Singer cita ainda outros temas clássicos que devem ser debatidos no Fórum Social de Belém. Entre eles, a injustiça social, a desigualdade econômica, a opressão de gênero e raça e outras temáticas ligadas a educação, saúde, trabalho e diversidade cultural. “Os temas não mudam, mas há formas de mudar o debate. Quando a gente se reuniu pela primeira vez para falar sobre economia solidária, por exemplo, quase ninguém sabia do que se tratava. Hoje o Brasil é um dos que têm mais destaque em termos de economia solidária no mundo”, defende.
No Fórum Econômico Mundial, por sua vez, os participantes debaterão finanças e negócios, geopolítica e governança global, tecnologia e inovações, crescimento econômico global, desafios da sustentabilidade e do desenvolvimento e outros temas, ligados especialmente à economia, mas que também permeiam questões sociais e ambientais. “O fórum não tem poder executivo. É uma reunião de especialistas e dali podem surgir propostas. Uma ‘solução’ para uma crise não depende do fórum. Quem é capaz de orquestrar uma ação rápida, envolvendo diversos países, são apenas os Estados Unidos”, defende Machado.
Contraposição
O Fórum Econômico Mundial, conhecido como World Economic Forum (WEF), surgiu em 1971, quando um universitário alemão, Klaus Schwab – hoje presidente do evento –, influenciado pelo livro Desafio Americano (1967), decidiu lançar um “desafio europeu”. Klaus organizou, então, um simpósio com a proposta de criar um modelo europeu de gestão de empresas.
Mais de 400 participantes estiveram presentes na primeira edição, realizada durante duas semanas.

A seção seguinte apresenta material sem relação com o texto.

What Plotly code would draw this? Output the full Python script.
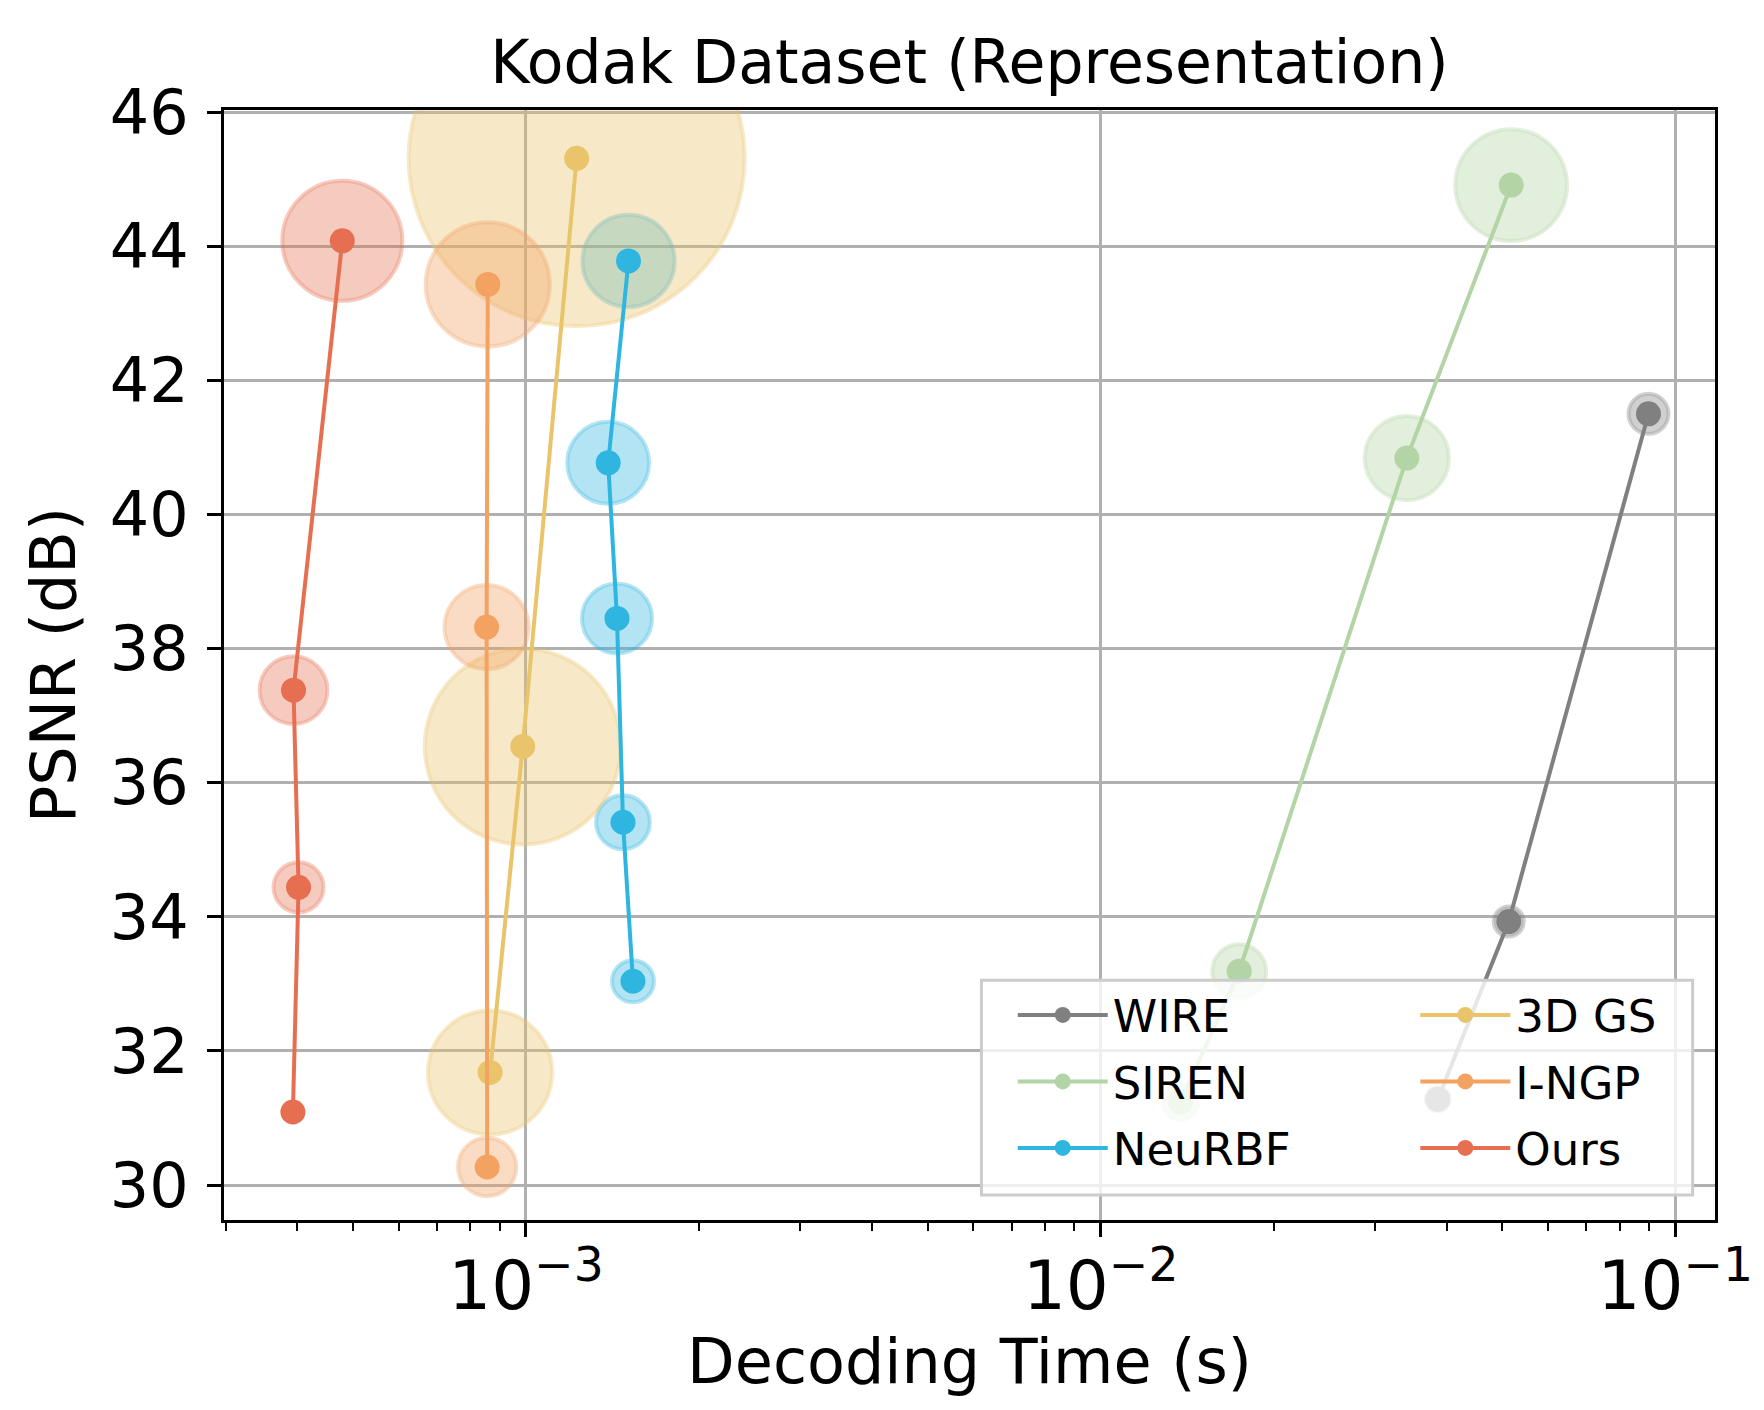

Tempos depois, o evento passou a ser também um espaço de debate para conflitos mundiais e hoje tem como objetivo, segundo os organizadores, “integrar os dirigentes dos setores político, econômico e social em uma comunidade que atua na escala planetária com o objetivo de melhorar o mundo, além do bem-estar e da prosperidade da humanidade”.
O Fórum Social Mundial foi criado em 2001 como um espaço de contraposição às idéias defendidas em Davos. Grajew relembra que, na época, os preceitos “neoliberais” – doutrina econômica que defendia a absoluta liberdade de mercado e restrição à intervenção estatal, com a política do Estado mínimo – era o pensamento dominante.
“O Fórum Econômico enaltecia as políticas neoliberais. Na época, diziam que ‘agora chegamos ao modelo econômico ideal’. Foi então que senti que faltava um contraponto a esse pensamento”, conta Grajew.
O empresário ressalta que a intenção era criar um espaço de novas idéias, para formar redes e promover alternativas à teoria do livre mercado. “Queria abrir um espaço para as idéias se encontrarem. Eu não concordava com o pensamento de Davos. Naquele tempo, ser neoliberal (nem gosto de usar essa palavra) era elogio. Hoje, você pode andar pelo Congresso e perguntar quem é neoliberal que ninguém vai responder que sim. A mentalidade mudou muito”, avalia.
A forma de organização dos dois fóruns também difere. Enquanto o Fórum Econômico é hoje uma empresa com sede em Genebra (Suíça) e cerca de 250 funcionários, o Fórum Social se organiza de maneira autogestionada. O FSM é formado por um comitê central internacional que apresenta as idéias e as próprias organizações não-governamentais, movimentos sociais e entidades realizam os debates e oficinas.
“O Fórum Social é uma coisa de massa. É algo aberto, sem uma organização fechada. Vem quem quer e quem pode”, explica Paul Singer, que desde 2001 participa dos fóruns sociais, estando ausente apenas na edição realizada na Índia, em 2004. “Com o fato de dezenas de pessoas se encontrarem, mudam-se cabeças, mudam-se mentalidades. O resultado não é só sair mais informado e inteligente. É uma oportunidade de fazer alianças e encontrar soluções diversas para os problemas. Dois lugares podem ter o mesmo problema, mas um pode estar com a solução mais adiantada e isso pode ajudar o outro. Esse tipo de encontro é importante”, conclui Singer.